Dear Friends,

 

I have met a lot of people over the years who tell me that religion is keeping them away from church. They associate church and religion with a set of dogmas and restrictions that are distasteful to them. When they are attracted to the religious thinking I represent they often task me how I can be a Christian and yet not maintain those restrictive beliefs. My answer always contains information about Progressive Christianity. I carry a small card with the basic Progressive beliefs on them and I share it, often. I’m so glad to belong to a church that embraces this inclusive theology. This month I just want to publish The Eight Points of Progressive Christianity in this space.  You can learn more at The Center for Progressive Christianity. 
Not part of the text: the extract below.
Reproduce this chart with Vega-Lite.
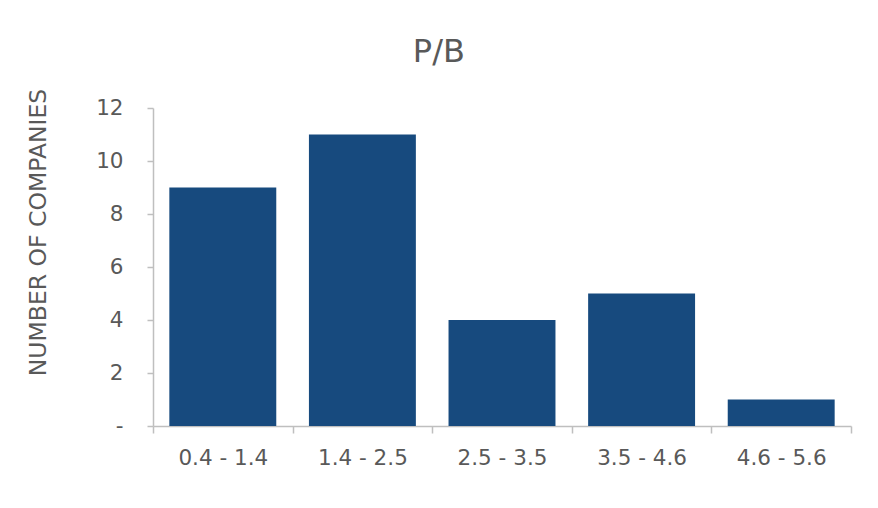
{
  "$schema": "https://vega.github.io/schema/vega-lite/v6.json",
  "width": 698,
  "height": 318,
  "autosize": {"type": "none"},
  "padding": {"left": 153, "top": 108, "right": 27, "bottom": 82},
  "background": "white",
  "title": {
    "text": "P/B",
    "font": "DejaVu Sans",
    "fontSize": 32,
    "fontWeight": "normal",
    "color": "#595959",
    "anchor": "middle",
    "frame": "bounds",
    "baseline": "alphabetic",
    "offset": -2,
    "dy": 4
  },
  "data": {
    "values": [
      {"range": "0.4 - 1.4", "count": 9},
      {"range": "1.4 - 2.5", "count": 11},
      {"range": "2.5 - 3.5", "count": 4},
      {"range": "3.5 - 4.6", "count": 5},
      {"range": "4.6 - 5.6", "count": 1}
    ]
  },
  "mark": {"type": "bar", "color": "#174a7e", "width": {"band": 0.766}},
  "encoding": {
    "x": {
      "field": "range",
      "type": "nominal",
      "sort": null,
      "scale": {"paddingInner": 0, "paddingOuter": 0},
      "axis": {
        "title": null,
        "labelAngle": 0,
        "labelFont": "DejaVu Sans",
        "labelFontSize": 21.5,
        "labelColor": "#595959",
        "labelPadding": 14,
        "tickBand": "extent",
        "tickSize": 7,
        "tickColor": "#bfbfbf",
        "domainColor": "#bfbfbf",
        "tickWidth": 1.5,
        "domainWidth": 1.5
      }
    },
    "y": {
      "field": "count",
      "type": "quantitative",
      "scale": {"domain": [0, 12]},
      "axis": {
        "title": "NUMBER OF COMPANIES",
        "titleFont": "DejaVu Sans",
        "titleFontSize": 23.5,
        "titleFontWeight": "normal",
        "titleColor": "#595959",
        "titleX": -115,
        "titleY": 124,
        "titleAngle": -90,
        "titleAlign": "center",
        "titleBaseline": "middle",
        "values": [0, 2, 4, 6, 8, 10, 12],
        "labelExpr": "datum.value == 0 ? '-\u00a0\u00a0' : datum.label",
        "labelFont": "DejaVu Sans",
        "labelFontSize": 21.5,
        "labelColor": "#595959",
        "labelPadding": 24,
        "tickSize": 6,
        "tickColor": "#bfbfbf",
        "domainColor": "#bfbfbf",
        "tickWidth": 1.5,
        "domainWidth": 1.5,
        "grid": false
      }
    }
  },
  "config": {"view": {"stroke": null}}
}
                                                                                                                   Much love, Joan

 

As Progressive Christians we are people who:

 

1.   Proclaim Jesus as our gateway to the realm of God

2.   Recognize the faithfulness of other people who have other names for the gateway to God's realm

3.   Understand our sharing of bread and wine in Jesus' name to be a representation of God's feast for all peoples

4.   Invite all sorts and conditions of people to join in our worship and in our common life as full partners, including, but not limited to: believers and agnostics, conventional Christians and questioning skeptics, homosexuals and heterosexuals, females and males, the despairing and the hopeful, those of all races and cultures, and those of all classes and abilities, without imposing on them the necessity of becoming like us;

5.   Think that the way we treat one another and other people is more important than the way we express our beliefs;

6.   Find more grace in the search for meaning than in absolute certainty, in the questions than in the answers;

7.   See ourselves as a spiritual community in which we discover the resources required for our work in the world: striving for justice and peace among all people; bringing hope to those Jesus called the least of his sisters and brothers;

8.   Recognize that our faith entails costly discipleship, renunciation of privilege, and conscientious resistance to evil--as has always been the tradition of the church.